As I wrote in a previous post, I get a daily bit of pleasure going out to my garden to see what is in bloom. Today it is my Brugmansia that is in bloom. And when I say, in bloom, I mean it is exploding with flowers.

Brugmansia ‘Charles Grimaldi’ #1 by J.G. in S.F.

I consider my Brugmansia my “Little Shop of Horrors” plant. (check out the movie if you haven’t seen it) My Brugmansia tries to dictate my life. Instead of saying “feed me” it constantly screams, “Water me.” This is not a plant for a drought region. It must have kept my property from flooding during the hurricane, sucking up all the water that poured down. I am just kidding, but knowing how much water this plant likes, maybe there is a kernal of truth in it. If I let a day go by without watering the brugmansia, the huge leaves tell me by drooping or turning yellow.

The brugmansia loves fertilizer, especially when it is growing. And mine seems happiest with a lot of phosphorus in the fertilizer. I give it the highest phosphorus fertilizer I have and my brugmansia provides me with flowers, dozens and dozens of them. One of my brugmansia’s grandchildren provides loads of flowers for its owner who gives it lots of Osmocote fertilizer. (I do not keep in touch with other of my brugmansia’s grandchildren though I have two brugmansia children living here who haven’t given me any flowers. I haven’t fertilized them that much and I heard that they may take 3 years before they flower. See here.

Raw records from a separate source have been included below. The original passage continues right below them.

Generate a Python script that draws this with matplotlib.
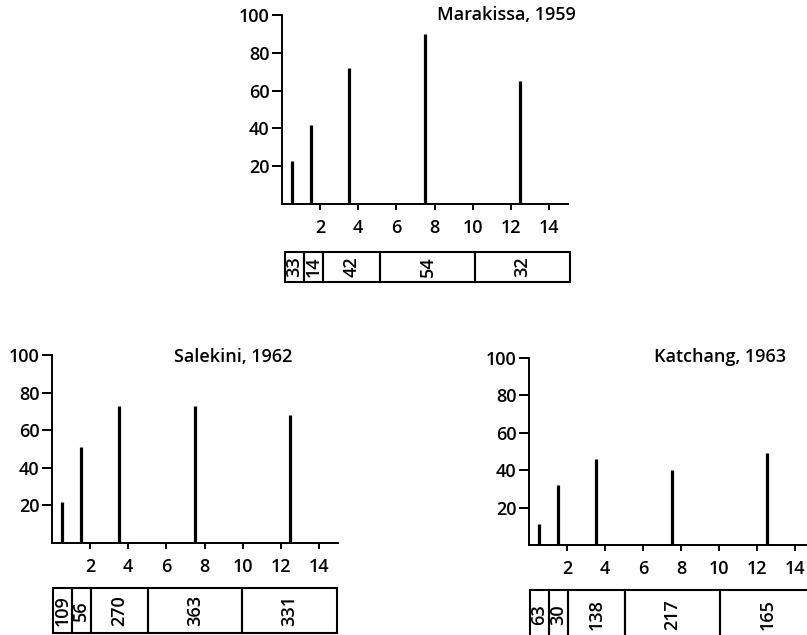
import numpy as np
import matplotlib
matplotlib.use("Agg")
import matplotlib.pyplot as plt
from matplotlib.patches import Rectangle

plt.rcParams['font.family'] = ['Open Sans', 'DejaVu Sans']
plt.rcParams['font.weight'] = 'semibold'

# age classes (years) and the share in each class, per site
age_edges = [0, 1, 2, 5, 10, 15]
x_ticks = [2, 4, 6, 8, 10, 12, 14]
y_ticks = [20, 40, 60, 80, 100]

marakissa_pct = [23, 42, 72, 90, 65]
marakissa_n = [33, 14, 42, 54, 32]
salekini_pct = [22, 51, 73, 73, 68]
salekini_n = [109, 56, 270, 363, 331]
katchang_pct = [11, 32, 46, 40, 49]
katchang_n = [63, 30, 138, 217, 165]

W, H = 807, 635
FS = 13
fig = plt.figure(figsize=(W / 100, H / 100), dpi=100)


def px_axes(left, top, right, bottom):
    return fig.add_axes([left / W, 1 - bottom / H, (right - left) / W, (bottom - top) / H])


def draw_panel(ax, pct, title, tx, ty):
    edges = np.array(age_edges)
    mids = (edges[:-1] + edges[1:]) / 2
    ax.vlines(mids, 0, pct, colors='black', lw=2.3)
    ax.set_xlim(0, 15)
    ax.set_ylim(0, 100)
    for s in ['top', 'right']:
        ax.spines[s].set_visible(False)
    for s in ['left', 'bottom']:
        ax.spines[s].set_linewidth(1.4)
    ax.set_xticks(x_ticks)
    ax.set_yticks(y_ticks)
    ax.tick_params(axis='x', length=4, width=1.4, pad=7, labelsize=FS)
    ax.tick_params(axis='y', length=7, width=1.4, pad=2, labelsize=FS)
    ax.text(tx, ty, title, ha='center', va='center', fontsize=FS)


def draw_boxes(ax, counts):
    ax.set_xlim(0, 15)
    ax.set_ylim(0, 1)
    ax.axis('off')
    for i, n in enumerate(counts):
        x0, x1 = age_edges[i], age_edges[i + 1]
        ax.add_patch(Rectangle((x0, 0), x1 - x0, 1, fill=False, ec='black',
                               lw=1.5, clip_on=False))
        ax.text((x0 + x1) / 2, 0.5, str(n), rotation=90, ha='center',
                va='center', fontsize=FS)


ax1 = px_axes(282, 15, 568, 204)
draw_panel(ax1, marakissa_pct, 'Marakissa, 1959', 11.75, 100)
box1 = px_axes(285, 252, 570, 282)
draw_boxes(box1, marakissa_n)

ax2 = px_axes(52, 355, 338, 543)
draw_panel(ax2, salekini_pct, 'Salekini, 1962', 9.5, 99)
box2 = px_axes(53, 588, 337, 633)
draw_boxes(box2, salekini_n)

ax3 = px_axes(529, 358, 814, 545)
draw_panel(ax3, katchang_pct, 'Katchang, 1963', 10.05, 100.5)
box3 = px_axes(530, 590, 815, 640)
draw_boxes(box3, katchang_n)

fig.savefig('out.png', dpi=100)
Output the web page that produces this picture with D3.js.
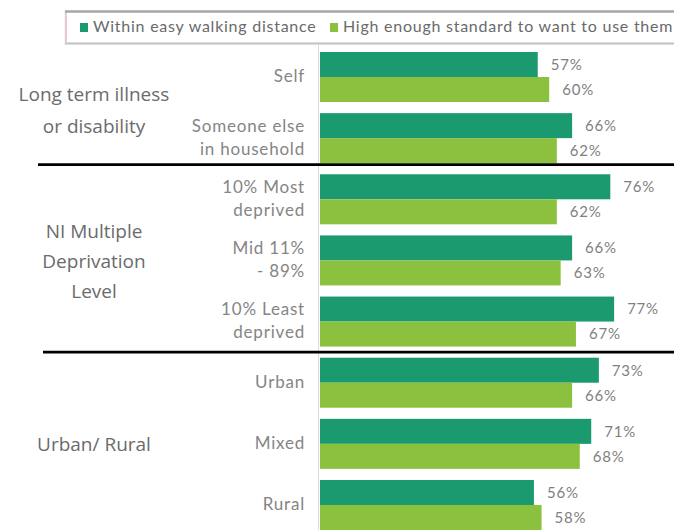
<!DOCTYPE html>
<html>
<head>
<meta charset="utf-8">
<script src="https://cdn.jsdelivr.net/npm/d3@7"></script>
<style>
  html, body { margin: 0; padding: 0; background: #ffffff; }
  svg { display: block; }
</style>
</head>
<body>
<svg id="chart" width="674" height="530"></svg>
<script>
// ---- data ----
const categories = ["Self", "Someone else|in household", "10% Most|deprived", "Mid 11%|- 89%", "10% Least|deprived", "Urban", "Mixed", "Rural"];
const walkingValues = [57, 66, 76, 66, 77, 73, 71, 56];
const standardValues = [60, 62, 62, 63, 67, 66, 68, 58];
const seriesNames = ["Within easy walking distance", "High enough standard to want to use them"];
const groupLabels = ["Long term illness|or disability", "NI Multiple|Deprivation|Level", "Urban/ Rural"];
const groupMembers = [["Self", "Someone else|in household"], ["10% Most|deprived", "Mid 11%|- 89%", "10% Least|deprived"], ["Urban", "Mixed", "Rural"]];

const colors = ["#1b9a6f", "#8cc03f"];

const svg = d3.select("#chart");
const W = 674, H = 530;

// scales
const x = d3.scaleLinear().domain([0, 100]).range([320, 702]);
const y = d3.scaleBand().domain(categories).range([46.44, 535.56]).paddingInner(0.182).paddingOuter(0.091);
const ySub = d3.scaleBand().domain([0, 1]).range([0, y.bandwidth()]);

// legend box
const legend = svg.append("g");
legend.append("rect").attr("x", 65.5).attr("y", 11.5).attr("width", 620).attr("height", 32)
  .attr("fill", "#ffffff").attr("stroke", "#d4d4d4").attr("stroke-width", 1.5);
legend.append("line").attr("x1", 66).attr("x2", 66).attr("y1", 13).attr("y2", 42)
  .attr("stroke", "#ecc9cf").attr("stroke-width", 2);
legend.append("line").attr("x1", 65).attr("x2", 674).attr("y1", 11.5).attr("y2", 11.5)
  .attr("stroke", "#a8a8a8").attr("stroke-width", 2.5);
legend.append("line").attr("x1", 65).attr("x2", 674).attr("y1", 43.5).attr("y2", 43.5)
  .attr("stroke", "#c4c4c4").attr("stroke-width", 2);
const legendX = [80, 330];
seriesNames.forEach((name, i) => {
  legend.append("rect").attr("x", legendX[i]).attr("y", 23).attr("width", 8).attr("height", 9).attr("fill", colors[i]);
  legend.append("text").attr("x", legendX[i] + 13).attr("y", 28).attr("dominant-baseline", "middle")
    .attr("font-family", "Lato, 'Open Sans', sans-serif").attr("font-size", 16).attr("letter-spacing", 0.75)
    .attr("fill", "#6a6a6a").text(name);
});

// axis line
svg.append("line").attr("x1", 318.5).attr("x2", 318.5).attr("y1", 45).attr("y2", H)
  .attr("stroke", "#dcdcdc").attr("stroke-width", 1);

// bars
const series = [walkingValues, standardValues];
series.forEach((vals, si) => {
  svg.append("g").selectAll("rect").data(categories).join("rect")
    .attr("x", x(0))
    .attr("y", (c) => y(c) + ySub(si))
    .attr("width", (c, i) => x(vals[i]) - x(0))
    .attr("height", ySub.bandwidth())
    .attr("fill", colors[si]);
  svg.append("g").selectAll("text").data(categories).join("text")
    .attr("x", (c, i) => x(vals[i]) + 13)
    .attr("y", (c) => y(c) + ySub(si) + ySub.bandwidth() / 2 + 1.5)
    .attr("dominant-baseline", "middle")
    .attr("font-family", "Lato, 'Open Sans', sans-serif").attr("font-size", 15).attr("letter-spacing", 0.8)
    .attr("fill", "#7f7f7f")
    .text((c, i) => vals[i] + "%");
});

// category labels
const catG = svg.append("g");
categories.forEach((c) => {
  const lines = c.split("|");
  const cy = y(c) + y.bandwidth() / 2;
  lines.forEach((ln, li) => {
    catG.append("text")
      .attr("x", 305)
      .attr("y", cy + (li - (lines.length - 1) / 2) * 23 + 1)
      .attr("text-anchor", "end").attr("dominant-baseline", "middle")
      .attr("font-family", "Lato, 'Open Sans', sans-serif").attr("font-size", 17).attr("letter-spacing", 0.8)
      .attr("fill", "#858585").text(ln);
  });
});

// group labels
const groupSpacing = [32, 30, 30];
groupLabels.forEach((g, gi) => {
  const mem = groupMembers[gi];
  const top = y(mem[0]);
  const bot = y(mem[mem.length - 1]) + y.bandwidth();
  const mid = (top + bot) / 2 + (gi === 0 ? 4 : 2);
  const lines = g.split("|");
  lines.forEach((ln, li) => {
    svg.append("text")
      .attr("x", 94)
      .attr("y", mid + (li - (lines.length - 1) / 2) * groupSpacing[gi])
      .attr("text-anchor", "middle").attr("dominant-baseline", "middle")
      .attr("font-family", "'Open Sans', sans-serif").attr("font-size", 19)
      .attr("fill", "#6b6b6b").text(ln);
  });
});

// divider lines
const div1 = y(categories[1]) + y.bandwidth() + 1.5;
const div2 = (y(categories[4]) + y.bandwidth() + y(categories[5])) / 2;
svg.append("line").attr("x1", 38).attr("x2", W).attr("y1", div1).attr("y2", div1)
  .attr("stroke", "#000").attr("stroke-width", 2.6);
svg.append("line").attr("x1", 43).attr("x2", W).attr("y1", div2).attr("y2", div2)
  .attr("stroke", "#000").attr("stroke-width", 2.6);
</script>
</body>
</html>
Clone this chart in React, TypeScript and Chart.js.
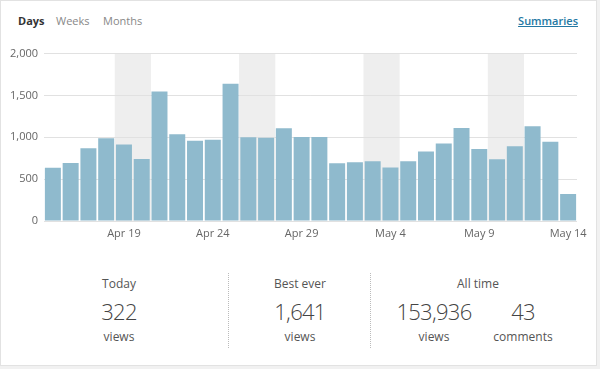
import React, { useEffect, useRef } from 'react';
import { Chart, registerables } from 'chart.js';

Chart.register(...registerables);

const categories = [
  'Apr 15', 'Apr 16', 'Apr 17', 'Apr 18', 'Apr 19', 'Apr 20', 'Apr 21', 'Apr 22', 'Apr 23', 'Apr 24',
  'Apr 25', 'Apr 26', 'Apr 27', 'Apr 28', 'Apr 29', 'Apr 30', 'May 1', 'May 2', 'May 3', 'May 4',
  'May 5', 'May 6', 'May 7', 'May 8', 'May 9', 'May 10', 'May 11', 'May 12', 'May 13', 'May 14',
];
const views = [
  635, 694, 869, 988, 913, 742, 1548, 1036, 960, 972,
  1641, 1000, 996, 1107, 1004, 1004, 690, 702, 714, 639,
  714, 829, 925, 1111, 861, 738, 893, 1131, 948, 322,
];
const weekend = [
  false, false, false, false, true, true, false, false, false, false,
  false, true, true, false, false, false, false, false, true, true,
  false, false, false, false, false, true, true, false, false, false,
];
const yTicks = [0, 500, 1000, 1500, 2000];
const tabs = ['Days', 'Weeks', 'Months'];

const FONT = '"Open Sans", "Noto Sans", sans-serif';

const gridOverShade = {
  id: 'gridOverShade',
  beforeDatasetDraw(chart: any, args: any) {
    if (args.index === 0) chart.scales.y.drawGrid(chart.chartArea);
  },
};

function BarChart() {
  const ref = useRef<HTMLCanvasElement | null>(null);
  useEffect(() => {
    if (!ref.current) return;
    const yMax = yTicks[yTicks.length - 1];
    const chart = new Chart(ref.current, {
      type: 'bar',
      data: {
        labels: categories,
        datasets: [
          {
            label: 'views',
            data: views,
            backgroundColor: '#8fbacd',
            barPercentage: 0.9,
            categoryPercentage: 1,
            grouped: false,
            order: 1,
          },
          {
            label: 'weekend',
            data: weekend.map((w) => (w ? yMax : null)),
            backgroundColor: '#eeeeee',
            barPercentage: 1,
            categoryPercentage: 1,
            grouped: false,
            order: 2,
          },
        ],
      },
      plugins: [gridOverShade],
      options: {
        animation: false,
        responsive: false,
        maintainAspectRatio: false,
        layout: { padding: { top: 12, right: 23, bottom: 8, left: 0 } },
        plugins: { legend: { display: false }, tooltip: { enabled: false } },
        scales: {
          x: {
            grid: { display: false, drawTicks: false },
            border: { display: false },
            ticks: {
              autoSkip: false,
              maxRotation: 0,
              padding: 6,
              color: '#666',
              font: { family: FONT, size: 11 },
              callback: (_v: any, i: number) => (i % 5 === 4 ? categories[i] : ''),
            },
            afterFit: (s: any) => { s.height = 22; },
          },
          y: {
            min: 0,
            max: yMax,
            afterBuildTicks: (s: any) => { s.ticks = yTicks.map((v) => ({ value: v })); },
            grid: { color: '#e1e1e1', drawTicks: false },
            border: { display: false },
            ticks: {
              padding: 6,
              color: '#666',
              font: { family: FONT, size: 11 },
              callback: (v: any) => Number(v).toLocaleString('en-US'),
            },
            afterFit: (s: any) => { s.width = 44; },
          },
        },
      },
    });
    return () => chart.destroy();
  }, []);
  return (
    <canvas
      ref={ref}
      width={600}
      height={210}
      style={{ position: 'absolute', left: 0, top: 41, width: 600, height: 210 }}
    />
  );
}

function Stat(props: { cx: number; label?: string; value: string; unit: string }) {
  const w = 160;
  const base: React.CSSProperties = {
    position: 'absolute',
    left: props.cx - w / 2,
    width: w,
    textAlign: 'center',
    fontFamily: FONT,
  };
  return (
    <>
      {props.label && (
        <div style={{ ...base, top: 276, fontSize: 12, lineHeight: '16px', color: '#555' }}>{props.label}</div>
      )}
      <div
        style={{
          ...base,
          top: 296,
          fontSize: 22,
          lineHeight: '30px',
          letterSpacing: '-0.7px',
          color: '#444',
          fontWeight: 300,
        }}
      >
        {props.value}
      </div>
      <div style={{ ...base, top: 329, fontSize: 12, lineHeight: '16px', color: '#555' }}>{props.unit}</div>
    </>
  );
}

export default function App() {
  return (
    <div
      style={{
        position: 'fixed',
        left: 0,
        top: 0,
        width: 600,
        height: 369,
        background: '#f1f1f1',
        overflow: 'hidden',
      }}
    >
      <div
        style={{
          position: 'absolute',
          left: 0,
          top: 0,
          width: 597,
          height: 366,
          boxSizing: 'border-box',
          border: '1px solid #e2e2e2',
          background: '#fff',
        }}
      />
      {tabs.map((t, i) => (
        <div
          key={t}
          style={{
            position: 'absolute',
            left: [18, 56, 103][i],
            top: 13,
            fontFamily: FONT,
            fontSize: 11,
            lineHeight: '16px',
            fontWeight: i === 0 ? 700 : 400,
            color: i === 0 ? '#333' : '#888',
          }}
        >
          {t}
        </div>
      ))}
      <div
        style={{
          position: 'absolute',
          right: 600 - 578,
          top: 13,
          fontFamily: FONT,
          fontSize: 11,
          lineHeight: '16px',
          fontWeight: 600,
          color: '#2478a3',
          textDecoration: 'underline',
        }}
      >
        Summaries
      </div>
      <BarChart />
      <div style={{ position: 'absolute', left: 228, top: 273, height: 75, borderLeft: '1px dotted #bbb' }} />
      <div style={{ position: 'absolute', left: 370, top: 273, height: 75, borderLeft: '1px dotted #bbb' }} />
      <Stat cx={119} label="Today" value="322" unit="views" />
      <Stat cx={300} label="Best ever" value="1,641" unit="views" />
      <div
        style={{
          position: 'absolute',
          left: 398,
          width: 160,
          top: 276,
          textAlign: 'center',
          fontFamily: FONT,
          fontSize: 12,
          lineHeight: '16px',
          color: '#555',
        }}
      >
        All time
      </div>
      <Stat cx={434} value="153,936" unit="views" />
      <Stat cx={523} value="43" unit="comments" />
    </div>
  );
}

The Brugmansia does not like cold weather, so it must be brought in if there is any chance of frost. It is a tropical that grows best in gardens in temperature hardiness zones 9-11. So once again it is a tyrant telling me to take it into my living room since I have no garage nor outbuildings. And since it grows so large when it is outdoors, it takes a strong back to dig it up and carry it indoors even after I have hacked it in half to fit through the front door and root cut it to fit back into the largest plastic pot I own. Some people leave it in a pot and do not put it in the ground when they put it outdoors. I am lucky to have the help of a strong young man who plants my brugmansia in the ground each year.

When I bring my Brugmansia indoors, it usually will bloom indoors. But it seems that most years when I bring it indoors the Brugmansia is a target for white flies that put an end to any flowers. That is upsetting, but makes me add the insect experience in the “Little Shop of Horrors” category.

That being said, I find it all worthwhile putting up with this monster when it finally blooms. The flowers are spectacular. There is a reason that the common name for this plant is Angel’s trumpet. If the plant did not reward me in such a magnificent way, there would be no reason for me to keep it. But the show of flowers with the fragrance of baby powder is breathtaking.

 

Photo of a Brugmansia in TheGardenLady’s Garden taken by Maureen

If you would like a Brugmansia and know someone who has one or if you have one and want to give friends a plant, it is very easy to propagate. When I cut my plant in half in the fall before I bring it indoors, I cut off small branches from the thicker branches and stick these small branches in water. They usually root. I discard those that don’t and am usually left with enough rooted Brugmansias to give to lots of friends. That was how I got mine in the first place. They are so easy to root, that I know one horticulturist who now has a hedge of them. He has a heated greenhouse so he can bring lots of them in to overwinter. They can be grown in light shade as well as sun when placed outdoors in the late spring after the last frost.